Pria berkumis tebal itu memakai jas abu-abu dan berdasi kupu-kupu merah. Sepatunya dari bahan kulit berwarna coklat. Sangat berbeda dengan para pejabat daerah tersebut yang memakai beskap lengkap dengan keris atau tombak. Itulah Max Havelaar. Ia memperkenalkan diri sebagai asisten residen Lebak yang baru.
"Tuanku Raden Adipati Bupati Banten Kidul dan sekalian para Raden Demang yang menjadi kepala distrik di daerah ini. Tuan Raden Jaksa yang bekerja menegakkan keadilan, dan Tuan Raden Kliwon yang menjalankan kekuasaan di ibukota, dan sekalian para Raden, Mantri, serta sekalian para kepala di daerah Banten Kidul, terimalah salam takzim saya," katanya.
Max kemudian berpidato. Isinya langsung menukik ke masalah kacaunya roda pemerintahan daerah. Ia menyindir para “raja kecil” itu yang tega menghisap hak orang miskin dan menahan upah kerja mereka. Pembantu residen itu juga menyinggung warga Lebak yang kelaparan hingga lebih memilih bekerja di daerah lain, dan tak memilih mati di tanah kelahirannya sendiri.
Rentetan ucapan Max itu beberapa kali mengusik para tamu. Mereka saling berpandangan dan duduk gelisah. Dak! Seorang pejabat yang duduk dekat Max marah. Ia menghantamkan ujung tombaknya dengan keras ke lantai.
Pidato tokoh karangan Multatuli, yang bernama asli Eduard Douwes Dekker, itu bergema lagi. Selasa malam lalu, di Gedung Kesenian Dewi Asri, Sekolah Seni Tinggi Seni Indonesia, Bandung, Teater Payung Hitam menampilkannya dalam bentuk drama bertajuk Max Havelaar.
Sebelumnya, sutradara Rachman Sabur atau akrab disapa Babeh itu, pernah mementaskan lakon tersebut pada 1984. Naskahnya sama-sama memakai pidato Max Havelaar hasil terjemahan pujangga HB Jassin. Tapi, kali ini Teater Payung Hitam mengemas karya lawasnya itu dengan warna baru.
Dulu, pidato selama setengah jam itu dibawakan monolog. Sekarang, belasan pemain lain ikut berinteraksi tanpa suara.

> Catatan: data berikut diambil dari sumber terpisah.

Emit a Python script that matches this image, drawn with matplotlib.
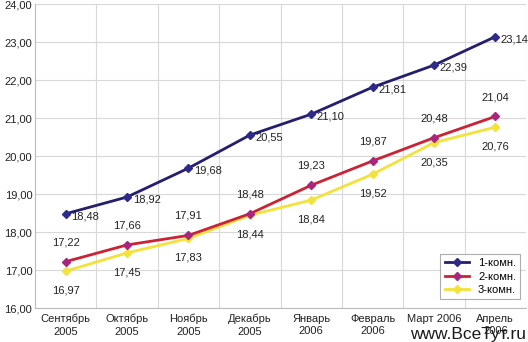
import matplotlib.pyplot as plt
from matplotlib.ticker import FixedLocator

months = ["Сентябрь\n2005", "Октябрь\n2005", "Ноябрь\n2005", "Декабрь\n2005",
          "Январь\n2006", "Февраль\n2006", "Март 2006", "Апрель\n2006"]
room1 = [18.48, 18.92, 19.68, 20.55, 21.10, 21.81, 22.39, 23.14]
room2 = [17.22, 17.66, 17.91, 18.48, 19.23, 19.87, 20.48, 21.04]
room3 = [16.97, 17.45, 17.83, 18.44, 18.84, 19.52, 20.35, 20.76]
names = ["1-комн.", "2-комн.", "3-комн."]

plt.rcParams["font.family"] = ["Liberation Sans", "DejaVu Sans"]
fig = plt.figure(figsize=(5.28, 3.42), dpi=100)
ax = fig.add_axes([35 / 528, 1 - 308 / 342, 491 / 528, 304 / 342])

x = list(range(len(months)))
ax.plot(x, room3, color="#f2e23a", lw=2, marker="D", ms=4.5,
        mfc="#f2e23a", mec="#f2e23a", label=names[2], zorder=3)
ax.plot(x, room2, color="#cc2233", lw=2, marker="D", ms=4.5,
        mfc="#a8267e", mec="#a8267e", label=names[1], zorder=4)
ax.plot(x, room1, color="#231f6e", lw=2, marker="D", ms=4.5,
        mfc="#2e2a8a", mec="#2e2a8a", label=names[0], zorder=5)

fmt = lambda v: f"{v:.2f}".replace(".", ",")
for i in x:
    ax.annotate(fmt(room1[i]), (i, room1[i]), xytext=(4, -2),
                textcoords="offset points", fontsize=8, va="center",
                ha="left", color="#222222")
    ax.annotate(fmt(room2[i]), (i, room2[i]), xytext=(0, 14),
                textcoords="offset points", fontsize=8, va="center",
                ha="center", color="#222222")
    ax.annotate(fmt(room3[i]), (i, room3[i]), xytext=(0, -14),
                textcoords="offset points", fontsize=8, va="center",
                ha="center", color="#222222")

ax.set_xlim(-0.5, len(months) - 0.5)
ax.set_ylim(16, 24)
ax.set_yticks([16, 17, 18, 19, 20, 21, 22, 23, 24])
ax.set_yticklabels([fmt(v) for v in range(16, 25)])
ax.set_xticks(x)
ax.set_xticklabels(months, linespacing=1.35)
ax.xaxis.set_minor_locator(FixedLocator([i + 0.5 for i in x]))
ax.tick_params(axis="both", which="both", length=0, labelsize=8,
               colors="#222222")
ax.tick_params(axis="y", pad=2)
ax.tick_params(axis="x", pad=4)
ax.grid(True, axis="y", color="#d8d8d8", lw=0.8)
ax.grid(True, axis="x", which="minor", color="#d8d8d8", lw=0.8)
for side in ["top", "right"]:
    ax.spines[side].set_visible(False)
for side in ["left", "bottom"]:
    ax.spines[side].set_color("#bbbbbb")

handles, labels = ax.get_legend_handles_labels()
leg = ax.legend(handles[::-1], labels[::-1], loc="lower right",
                fontsize=8, frameon=True, fancybox=False,
                borderpad=0.4, handlelength=2.2, labelspacing=0.3,
                bbox_to_anchor=(1.0, 0.01))
leg.get_frame().set_edgecolor("#999999")
leg.get_frame().set_linewidth(0.8)

# site watermark in the lower right corner
fig.text(526 / 528, 0.0, "www.ВсеТут.ru", fontsize=12.5, ha="right",
         va="bottom", color="#1a1a1a")

fig.savefig("out.png", dpi=100)
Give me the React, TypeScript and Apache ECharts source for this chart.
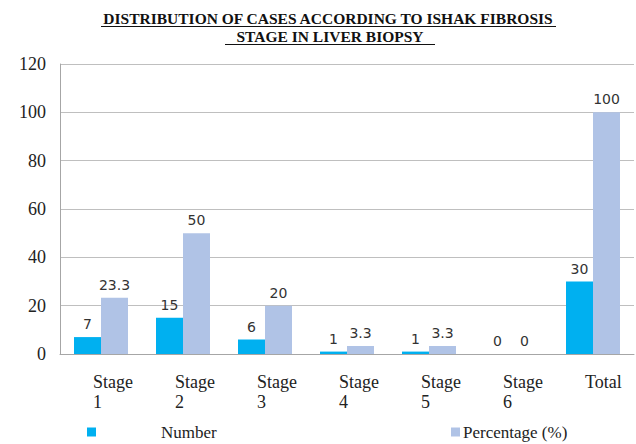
import React, { useEffect, useRef } from "react";
import * as echarts from "echarts";

const categories = ["Stage 1", "Stage 2", "Stage 3", "Stage 4", "Stage 5", "Stage 6", "Total"];
const numberValues = [7, 15, 6, 1, 1, 0, 30];
const percentValues = [23.3, 50, 20, 3.3, 3.3, 0, 100];
const titleLines = ["DISTRIBUTION OF CASES ACCORDING TO ISHAK FIBROSIS", "STAGE IN LIVER BIOPSY"];

const serif = "Liberation Serif";
const labelFont = "DejaVu Sans";

export default function App() {
  const ref = useRef<HTMLDivElement>(null);
  useEffect(() => {
    if (!ref.current) return;
    const chart = echarts.init(ref.current, undefined, { renderer: "svg" });
    const valueLabel = {
      show: true,
      position: "top" as const,
      distance: 6,
      color: "#333",
      fontFamily: labelFont,
      fontSize: 14,
    };
    const titleStyle = {
      fontFamily: serif,
      fontWeight: "bold",
      fontSize: 15.5,
      fill: "#111",
    };
    chart.setOption({
      animation: false,
      backgroundColor: "#fff",
      graphic: [
        {
          type: "text",
          x: 328,
          y: 18,
          style: { ...titleStyle, text: titleLines[0], align: "center", verticalAlign: "middle" },
        },
        {
          type: "text",
          x: 330,
          y: 36,
          style: { ...titleStyle, text: titleLines[1], align: "center", verticalAlign: "middle" },
        },
        { type: "rect", shape: { x: 101, y: 26, width: 455, height: 1 }, style: { fill: "#111" } },
        { type: "rect", shape: { x: 225, y: 44, width: 210, height: 1 }, style: { fill: "#111" } },
      ],
      legend: [
        {
          data: ["Number"],
          left: 87,
          top: 422,
          padding: 0,
          icon: "rect",
          itemWidth: 9,
          itemHeight: 9,
          textStyle: { fontFamily: serif, fontSize: 17, lineHeight: 20, color: "#222", padding: [0, 0, 0, 60] },
        },
        {
          data: ["Percentage (%)"],
          left: 451,
          top: 422,
          padding: 0,
          icon: "rect",
          itemWidth: 9,
          itemHeight: 9,
          textStyle: { fontFamily: serif, fontSize: 17, lineHeight: 20, color: "#222", padding: [0, 0, 0, -2] },
        },
      ],
      grid: { left: 60, right: 2, top: 64, bottom: 90, containLabel: false },
      xAxis: {
        type: "category",
        data: categories,
        axisLine: { show: true, lineStyle: { color: "#A6A6A6", width: 1 } },
        axisTick: { show: false },
        axisLabel: {
          formatter: (v: string) => v.replace(" ", "\n"),
          fontFamily: serif,
          fontSize: 18,
          color: "#222",
          align: "left",
          margin: 18,
          lineHeight: 20,
          padding: [0, 0, 0, -8],
        },
      },
      yAxis: {
        type: "value",
        min: 0,
        max: 120,
        interval: 20,
        axisLine: { show: true, lineStyle: { color: "#A6A6A6" } },
        axisTick: { show: false },
        splitLine: { lineStyle: { color: "#BFBFBF", width: 1 } },
        axisLabel: { fontFamily: serif, fontSize: 18, color: "#222", margin: 14 },
      },
      series: [
        {
          name: "Number",
          type: "bar",
          data: numberValues,
          barWidth: 27,
          barGap: "0%",
          itemStyle: { color: "#00B0F0" },
          label: valueLabel,
        },
        {
          name: "Percentage (%)",
          type: "bar",
          data: percentValues,
          barWidth: 27,
          barGap: "0%",
          itemStyle: { color: "#B0C3E6" },
          label: valueLabel,
        },
      ],
    });
    return () => chart.dispose();
  }, []);
  return <div ref={ref} style={{ width: 636, height: 444, position: "absolute", left: 0, top: 0 }} />;
}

Hanya dengan gerak tubuh, mereka membangun suasana ketika Gaus F.M. yang berperan sebagai Max Havelaar menyampaikan orasi.
Babeh memadukan bahasa verbal dan non verbal atau gerak yang belakangan ini jadi ciri khas kelompok teater berumur 28 tahun itu. "Ini sisi lain dari kerinduan saya dalam menggarap dan memainkan drama-drama verbal," ujarnya seusai pertunjukan.
Pidato Max Havelaar diangkatnya kembali untuk menanggapi kondisi bangsa ini, seperti kelaparan, korupsi, penindasan, pengangguran, muncul akibat keserakahan penguasa. "Isi pidato itu dengan kondisi sekarang sangat relevan," kata Babeh.
Dalam pertunjukannya, ia sengaja menyembunyikan wajah penguasa itu di balik topeng. Selain tak ingin jelas menunjuk pejabat tertentu, ia merasa tetap perlu menghormati para penguasa lalim yang telah wafat.
Buku Max Havelaar, yang terbit pada 1860 itu, berkisah tentang kesengsaraan penduduk Lebak, ibukota Rangkasbitung dulu, di era kolonial Belanda. Tiga pencerita, salah satunya Max Havelaar, menentang kezaliman penguasa pribumi dan bangsanya sendiri kepada warga Lebak. Banyak yang percaya, kisah fiktif itu ditulis berdasarkan kisah nyata Douwes Dekker ketika menjabat sebagai asisten residen Lebak pada 1856.
Untuk merangkai kaitan kondisi zaman itu dengan masa kini, Teater Payung Hitam menampilkan tayangan multimedia di layar latar. Saat membuka pementasan, muncul foto-foto hitam putih suasana masyarakat pedesaan hingga kuli pribumi di zaman kolonialisme.
Sebagai penutup, giliran kliping berita koran tentang kebijakan pemerintah seperti kenaikan harga bahan bakar minyak yang muncul bergantian di layar. "Zaman kolonial selesai, tapi rakyat kini masih ditindas kebijakan pemerintah. Kita sudah kehilangan panutan, inspirasi, semangat, untuk membangun bangsa ini lebih baik lagi," katanya.
Setelah Bandung, Teater Payung Hitam akan memainkan lakon itu kembali di Universitas Tirtayasa Serang, Banten, besok dan Erasmus Huis Jakarta pada 3 Mei mendatang.